Return the listing below verbatim. Pictures do not belong in the copy.

◆ Provided material ◆
((

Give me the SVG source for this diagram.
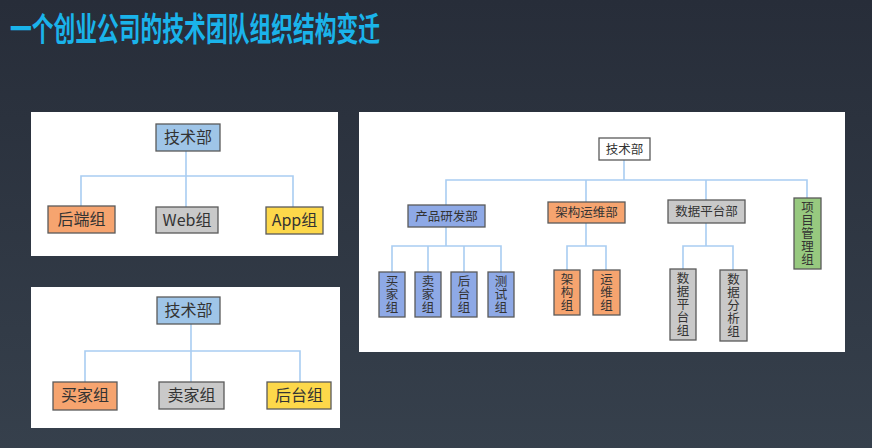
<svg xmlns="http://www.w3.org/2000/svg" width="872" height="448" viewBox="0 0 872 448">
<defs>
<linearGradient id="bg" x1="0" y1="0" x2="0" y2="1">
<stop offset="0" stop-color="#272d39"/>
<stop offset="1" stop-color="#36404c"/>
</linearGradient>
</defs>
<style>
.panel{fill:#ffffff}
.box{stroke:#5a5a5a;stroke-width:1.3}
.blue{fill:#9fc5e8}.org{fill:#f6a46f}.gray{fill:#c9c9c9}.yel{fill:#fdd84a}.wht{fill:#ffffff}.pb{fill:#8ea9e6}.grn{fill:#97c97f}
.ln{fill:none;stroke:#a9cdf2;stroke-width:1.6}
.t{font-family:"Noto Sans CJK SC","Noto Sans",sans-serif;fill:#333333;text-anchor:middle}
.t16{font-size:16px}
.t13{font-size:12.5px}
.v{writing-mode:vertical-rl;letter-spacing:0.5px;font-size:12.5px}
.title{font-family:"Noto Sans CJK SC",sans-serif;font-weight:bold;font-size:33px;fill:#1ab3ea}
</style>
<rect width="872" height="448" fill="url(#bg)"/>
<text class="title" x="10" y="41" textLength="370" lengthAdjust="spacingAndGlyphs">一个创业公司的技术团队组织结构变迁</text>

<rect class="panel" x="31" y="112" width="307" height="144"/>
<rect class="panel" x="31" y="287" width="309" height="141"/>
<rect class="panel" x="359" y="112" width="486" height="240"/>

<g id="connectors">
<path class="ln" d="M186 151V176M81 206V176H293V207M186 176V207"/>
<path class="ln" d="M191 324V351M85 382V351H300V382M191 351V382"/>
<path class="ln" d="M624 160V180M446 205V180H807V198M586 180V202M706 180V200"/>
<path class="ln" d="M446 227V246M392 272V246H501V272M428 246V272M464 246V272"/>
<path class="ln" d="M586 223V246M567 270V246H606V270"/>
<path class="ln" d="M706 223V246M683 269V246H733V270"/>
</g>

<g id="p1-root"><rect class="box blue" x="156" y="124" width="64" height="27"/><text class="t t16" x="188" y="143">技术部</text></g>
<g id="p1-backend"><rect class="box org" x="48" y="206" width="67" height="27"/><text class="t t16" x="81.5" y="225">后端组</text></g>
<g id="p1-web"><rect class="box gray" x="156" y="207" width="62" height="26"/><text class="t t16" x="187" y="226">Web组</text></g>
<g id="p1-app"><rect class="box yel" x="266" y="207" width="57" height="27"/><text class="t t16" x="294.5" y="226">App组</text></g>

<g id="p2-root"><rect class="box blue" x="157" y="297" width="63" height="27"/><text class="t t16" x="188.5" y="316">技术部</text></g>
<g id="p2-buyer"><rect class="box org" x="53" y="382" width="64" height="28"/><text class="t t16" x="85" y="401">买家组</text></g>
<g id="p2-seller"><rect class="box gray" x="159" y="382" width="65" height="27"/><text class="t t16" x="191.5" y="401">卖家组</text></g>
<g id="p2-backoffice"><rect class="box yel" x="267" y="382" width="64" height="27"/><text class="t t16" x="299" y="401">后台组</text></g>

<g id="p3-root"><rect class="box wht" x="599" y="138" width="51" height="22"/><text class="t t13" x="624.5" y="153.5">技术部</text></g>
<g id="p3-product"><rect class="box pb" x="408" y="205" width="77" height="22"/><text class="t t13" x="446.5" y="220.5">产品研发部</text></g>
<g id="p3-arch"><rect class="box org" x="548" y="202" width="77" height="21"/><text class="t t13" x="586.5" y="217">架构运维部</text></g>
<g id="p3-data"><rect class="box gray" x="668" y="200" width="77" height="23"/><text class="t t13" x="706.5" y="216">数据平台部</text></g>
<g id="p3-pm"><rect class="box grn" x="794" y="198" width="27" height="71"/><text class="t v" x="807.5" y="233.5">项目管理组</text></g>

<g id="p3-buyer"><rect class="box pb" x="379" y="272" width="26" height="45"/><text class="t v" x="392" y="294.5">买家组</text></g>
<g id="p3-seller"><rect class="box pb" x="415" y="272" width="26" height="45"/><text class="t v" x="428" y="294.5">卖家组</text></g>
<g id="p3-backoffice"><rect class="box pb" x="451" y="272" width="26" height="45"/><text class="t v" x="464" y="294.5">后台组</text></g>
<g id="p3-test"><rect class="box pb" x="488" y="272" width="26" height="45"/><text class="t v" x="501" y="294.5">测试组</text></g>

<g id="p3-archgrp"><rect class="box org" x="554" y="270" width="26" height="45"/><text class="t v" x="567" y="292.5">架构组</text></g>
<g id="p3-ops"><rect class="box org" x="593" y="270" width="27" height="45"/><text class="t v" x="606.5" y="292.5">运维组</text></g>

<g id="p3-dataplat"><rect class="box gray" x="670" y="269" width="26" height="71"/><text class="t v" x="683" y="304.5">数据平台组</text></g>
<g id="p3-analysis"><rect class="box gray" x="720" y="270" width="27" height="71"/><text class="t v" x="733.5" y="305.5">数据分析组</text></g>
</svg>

))

◆ Exercise result ◆
Give me the SVG source for this diagram.
<svg xmlns="http://www.w3.org/2000/svg" width="872" height="448" viewBox="0 0 872 448">
<defs>
<linearGradient id="bg" x1="0" y1="0" x2="0" y2="1">
<stop offset="0" stop-color="#272d39"/>
<stop offset="1" stop-color="#36404c"/>
</linearGradient>
</defs>
<style>
.panel{fill:#ffffff}
.box{stroke:#5a5a5a;stroke-width:1.3}
.blue{fill:#9fc5e8}.org{fill:#f6a46f}.gray{fill:#c9c9c9}.yel{fill:#fdd84a}.wht{fill:#ffffff}.pb{fill:#8ea9e6}.grn{fill:#97c97f}
.ln{fill:none;stroke:#a9cdf2;stroke-width:1.6}
.t{font-family:"Noto Sans CJK SC","Noto Sans",sans-serif;fill:#333333;text-anchor:middle}
.t16{font-size:16px}
.t13{font-size:12.5px}
.v{writing-mode:vertical-rl;letter-spacing:0.5px;font-size:12.5px}
.title{font-family:"Noto Sans CJK SC",sans-serif;font-weight:bold;font-size:33px;fill:#1ab3ea}
</style>
<rect width="872" height="448" fill="url(#bg)"/>
<text class="title" x="10" y="41" textLength="370" lengthAdjust="spacingAndGlyphs">一个创业公司的技术团队组织结构变迁</text>

<rect class="panel" x="31" y="112" width="307" height="144"/>
<rect class="panel" x="31" y="287" width="309" height="141"/>
<rect class="panel" x="359" y="112" width="486" height="240"/>

<g id="connectors">
<path class="ln" d="M186 151V176M81 206V176H293V207M186 176V207"/>
<path class="ln" d="M191 324V351M85 382V351H300V382M191 351V382"/>
<path class="ln" d="M624 160V180M446 205V180H807V198M586 180V202M706 180V200"/>
<path class="ln" d="M446 227V246M392 272V246H501V272M428 246V272M464 246V272"/>
<path class="ln" d="M586 223V246M567 270V246H606V270"/>
<path class="ln" d="M706 223V246M683 269V246H733V270"/>
</g>

<g id="p1-root"><rect class="box blue" x="156" y="124" width="64" height="27"/><text class="t t16" x="188" y="143">技术部</text></g>
<g id="p1-backend"><rect class="box org" x="48" y="206" width="67" height="27"/><text class="t t16" x="81.5" y="225">后端组</text></g>
<g id="p1-web"><rect class="box gray" x="156" y="207" width="62" height="26"/><text class="t t16" x="187" y="226">Web组</text></g>
<g id="p1-app"><rect class="box yel" x="266" y="207" width="57" height="27"/><text class="t t16" x="294.5" y="226">App组</text></g>

<g id="p2-root"><rect class="box blue" x="157" y="297" width="63" height="27"/><text class="t t16" x="188.5" y="316">技术部</text></g>
<g id="p2-buyer"><rect class="box org" x="53" y="382" width="64" height="28"/><text class="t t16" x="85" y="401">买家组</text></g>
<g id="p2-seller"><rect class="box gray" x="159" y="382" width="65" height="27"/><text class="t t16" x="191.5" y="401">卖家组</text></g>
<g id="p2-backoffice"><rect class="box yel" x="267" y="382" width="64" height="27"/><text class="t t16" x="299" y="401">后台组</text></g>

<g id="p3-root"><rect class="box wht" x="599" y="138" width="51" height="22"/><text class="t t13" x="624.5" y="153.5">技术部</text></g>
<g id="p3-product"><rect class="box pb" x="408" y="205" width="77" height="22"/><text class="t t13" x="446.5" y="220.5">产品研发部</text></g>
<g id="p3-arch"><rect class="box org" x="548" y="202" width="77" height="21"/><text class="t t13" x="586.5" y="217">架构运维部</text></g>
<g id="p3-data"><rect class="box gray" x="668" y="200" width="77" height="23"/><text class="t t13" x="706.5" y="216">数据平台部</text></g>
<g id="p3-pm"><rect class="box grn" x="794" y="198" width="27" height="71"/><text class="t v" x="807.5" y="233.5">项目管理组</text></g>

<g id="p3-buyer"><rect class="box pb" x="379" y="272" width="26" height="45"/><text class="t v" x="392" y="294.5">买家组</text></g>
<g id="p3-seller"><rect class="box pb" x="415" y="272" width="26" height="45"/><text class="t v" x="428" y="294.5">卖家组</text></g>
<g id="p3-backoffice"><rect class="box pb" x="451" y="272" width="26" height="45"/><text class="t v" x="464" y="294.5">后台组</text></g>
<g id="p3-test"><rect class="box pb" x="488" y="272" width="26" height="45"/><text class="t v" x="501" y="294.5">测试组</text></g>

<g id="p3-archgrp"><rect class="box org" x="554" y="270" width="26" height="45"/><text class="t v" x="567" y="292.5">架构组</text></g>
<g id="p3-ops"><rect class="box org" x="593" y="270" width="27" height="45"/><text class="t v" x="606.5" y="292.5">运维组</text></g>

<g id="p3-dataplat"><rect class="box gray" x="670" y="269" width="26" height="71"/><text class="t v" x="683" y="304.5">数据平台组</text></g>
<g id="p3-analysis"><rect class="box gray" x="720" y="270" width="27" height="71"/><text class="t v" x="733.5" y="305.5">数据分析组</text></g>
</svg>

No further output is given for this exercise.